Female students at Birmingham University will be able to take advantage of free sanitary products after a successful campaign by an officer at its student union.

Guild representation and resources officer, Daisy Lindlar - who has since been dubbed ‘Queen of Tampons’ - decided to take action in the wake of the ‘tampon tax’ debate which saw a reduction in the five per cent VAT rate be rejected by MPs by 305 to 287 votes.

The university’s Guild of Students took to Facebook to describe how periods can be ‘expensive’, adding: “To start with, there’s the cost of tampons or towels. On top of this, anyone with a uterus will also be familiar with the associated cost of paracetamol, pyjamas, underwear, bed sheets and the odd sweet treat to get you through the month. Sometimes there's even the loss of work-time and class or lecture attendance to add to the bill.”

Writing in a blog post for The Huffington Post, Lindlar described how Parliament is ‘dominated by people without wombs’ and ‘people who will never experience periods’. She added: “An overwhelmingly male government voted to carry on making money from our wombs, and although people of all genders have periods, this is yet another expense that disproportionately affects women.”

Encouraging open dialogue over a topic which, she said, is still taboo, Lindlar added: “They're seen as an embarrassment, a source of shame, and something we should keep quiet about. This needs to stop.”
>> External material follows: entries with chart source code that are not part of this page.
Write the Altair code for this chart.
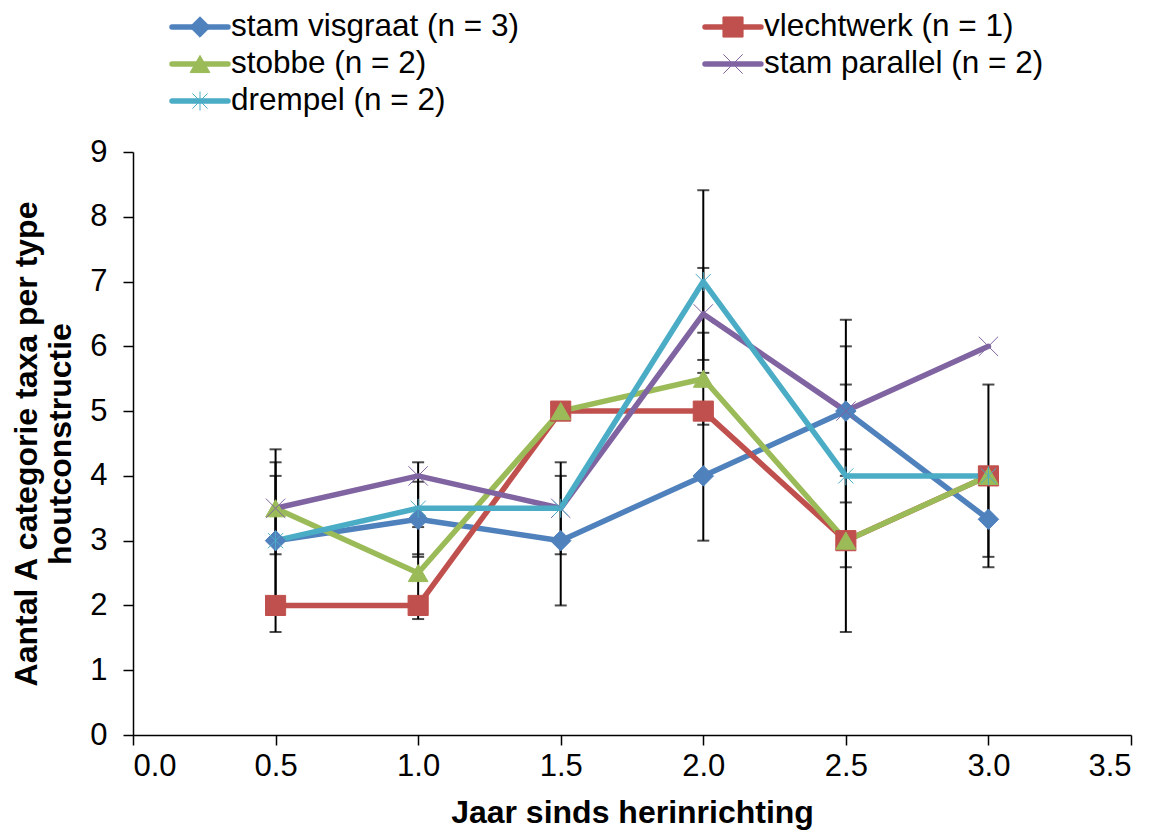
import altair as alt
import pandas as pd

# ---- data ----
x_years = [0.5, 1.0, 1.5, 2.0, 2.5, 3.0]
series_names = [
    "stam visgraat (n = 3)",
    "vlechtwerk (n = 1)",
    "stobbe (n = 2)",
    "stam parallel (n = 2)",
    "drempel (n = 2)",
]
colors = ["#4F81BD", "#C0504D", "#9BBB59", "#8064A2", "#4BACC6"]
shapes = [
    "diamond",
    "square",
    "triangle-up",
    "M-1,-1L1,1M-1,1L1,-1",
    "M-0.8,-0.8L0.8,0.8M-0.8,0.8L0.8,-0.8M0,-1L0,1",
]
marker_sizes = [420, 360, 360, 360, 400]
marker_strokes = [1, 1, 1, 3, 3]

visgraat = [3, 3.33, 3, 4, 5, 3.33]
visgraat_sd = [1, 0.58, 1, 1, 1, 0.58]
vlechtwerk = [2, 2, 5, 5, 3, 4]
vlechtwerk_sd = [0, 0, 0, 0, 0, 0]
stobbe = [3.5, 2.5, 5, 5.5, 3, 4]
stobbe_sd = [0.71, 0.71, 0, 0.71, 1.41, 0]
parallel = [3.5, 4, 3.5, 6.5, 5, 6]
parallel_sd = [0, 0, 0, 0.71, 1.41, 0]
drempel = [3, 3.5, 3.5, 7, 4, 4]
drempel_sd = [1.41, 0.71, 0.71, 1.41, 1.41, 1.41]

legend_col = [0, 1, 0, 1, 0]
legend_row = [0, 0, 1, 1, 2]

x_ticks = [0.0, 0.5, 1.0, 1.5, 2.0, 2.5, 3.0, 3.5]
y_ticks = [0, 1, 2, 3, 4, 5, 6, 7, 8, 9]

FONT = "Liberation Sans"
FS = 31
LEG_FS = 31.5
TITLE_FS = 32

# ---- tables ----
all_means = [visgraat, vlechtwerk, stobbe, parallel, drempel]
all_sds = [visgraat_sd, vlechtwerk_sd, stobbe_sd, parallel_sd, drempel_sd]
rows = []
for si, name in enumerate(series_names):
    for xi, xv in enumerate(x_years):
        m = all_means[si][xi]
        s = all_sds[si][xi]
        rows.append({"series": name, "order": si, "x": xv, "y": m,
                     "sd": s, "lo": m - s, "hi": m + s})
df = pd.DataFrame(rows)
err = df[df["sd"] > 0]
leg = pd.DataFrame({"series": series_names, "col": legend_col, "row": legend_row})

xscale = alt.Scale(domain=[0, 3.5], nice=False, zero=False)
yscale = alt.Scale(domain=[0, 9], nice=False, zero=True)
color = alt.Color("series:N", scale=alt.Scale(domain=series_names, range=colors), legend=None)
fill = alt.Fill("series:N", scale=alt.Scale(domain=series_names, range=colors), legend=None)
shape = alt.Shape("series:N", scale=alt.Scale(domain=series_names, range=shapes), legend=None)
size = alt.Size("series:N", scale=alt.Scale(domain=series_names, range=marker_sizes), legend=None)
sw = alt.StrokeWidth("series:N", scale=alt.Scale(domain=series_names, range=marker_strokes), legend=None)

xaxis = alt.Axis(values=x_ticks, format=".1f", title="Jaar sinds herinrichting",
                 grid=False, tickSize=10, labelPadding=6, titlePadding=16)
yaxis = alt.Axis(values=y_ticks, format="d",
                 title=["Aantal A categorie taxa per type", "houtconstructie"],
                 grid=False, tickSize=10, labelPadding=16, titlePadding=12)

X = lambda f: alt.X(f, scale=xscale, axis=xaxis)
Y = lambda f: alt.Y(f, scale=yscale, axis=yaxis)

lines = alt.Chart(df).mark_line(strokeWidth=5.5, strokeJoin="round", strokeCap="round").encode(
    x=X("x:Q"),
    y=Y("y:Q"),
    color=color,
    detail="series:N",
    order="order:Q",
)
err_base = alt.Chart(err)
bars = err_base.mark_rule(color="black", strokeWidth=2).encode(
    x=X("x:Q"),
    y=Y("lo:Q"),
    y2="hi:Q",
)
caps_lo = err_base.mark_tick(color="black", orient="horizontal", size=12, thickness=2).encode(
    x=X("x:Q"),
    y=Y("lo:Q"),
)
caps_hi = err_base.mark_tick(color="black", orient="horizontal", size=12, thickness=2).encode(
    x=X("x:Q"),
    y=Y("hi:Q"),
)
points = alt.Chart(df).mark_point(filled=False, opacity=1).encode(
    x=X("x:Q"),
    y=Y("y:Q"),
    color=color, fill=fill, shape=shape, size=size, strokeWidth=sw,
    order="order:Q",
)
main = alt.layer(bars, caps_lo, caps_hi, lines, points)

# ---- legend drawn above the plot ----
lx = alt.Scale(domain=[0, 1], range=[67, 600])
ly = alt.Scale(domain=[0, 2], range=[-125, -51])
lbase = alt.Chart(leg)
leg_line = lbase.mark_rule(strokeWidth=5.5, strokeCap="round", xOffset=-28, x2Offset=28).encode(
    x=alt.X("col:Q", scale=lx, axis=None),
    x2="col:Q",
    y=alt.Y("row:Q", scale=ly, axis=None),
    color=color,
)
leg_pt = lbase.mark_point(filled=False, opacity=1).encode(
    x=alt.X("col:Q", scale=lx, axis=None),
    y=alt.Y("row:Q", scale=ly, axis=None),
    color=color, fill=fill, shape=shape, size=size, strokeWidth=sw,
)
leg_txt = lbase.mark_text(align="left", baseline="middle", dx=31, fontSize=LEG_FS,
                          font=FONT, color="black").encode(
    x=alt.X("col:Q", scale=lx, axis=None),
    y=alt.Y("row:Q", scale=ly, axis=None),
    text="series:N",
)
legend = alt.layer(leg_line, leg_pt, leg_txt)

chart = alt.layer(main, legend).resolve_scale(x="independent", y="independent").properties(
    width=998,
    height=583,
    autosize=alt.AutoSizeParams(type="none"),
    padding={"left": 125, "top": 144, "right": 21, "bottom": 101},
).configure_view(stroke=None).configure_axis(
    domainColor="black", domainWidth=1.5, tickColor="black", tickWidth=1.5,
    labelFont=FONT, labelFontSize=FS, labelColor="black",
    titleFont=FONT, titleFontSize=TITLE_FS, titleFontWeight="bold", titleColor="black",
).configure_axisY(titleLineHeight=34)

chart.save("out.html", embed_options={"renderer": "svg", "actions": False})
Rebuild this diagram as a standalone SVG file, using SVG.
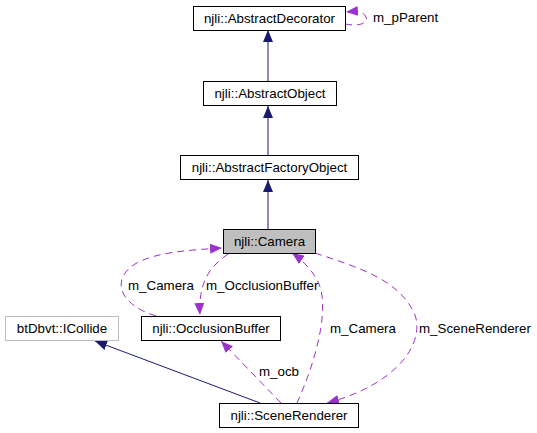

Now, in order to ease the financial burden on female students, which Lindlar said can cost a woman £18,000 for around 11,000 of the products over a lifetime, the sabbatical officer has managed to order hundreds of tampons and towels which are being made available free of charge for Birmingham student on the first floor of the Guild and also at the Advice and Representation Centre.

Calling after other universities, Lindlar added in the blog post: “I urge other unions to follow suit and provide free sanitary products to their students.”

The University of Sussex Students’ Union currently hands out free sanitary products every Wednesday and, last year, the University of East Anglia Students’ Union announced it was going ‘profit free’ on the ‘essential’ and ‘crucial’ products by selling them at the price they’re bought in at.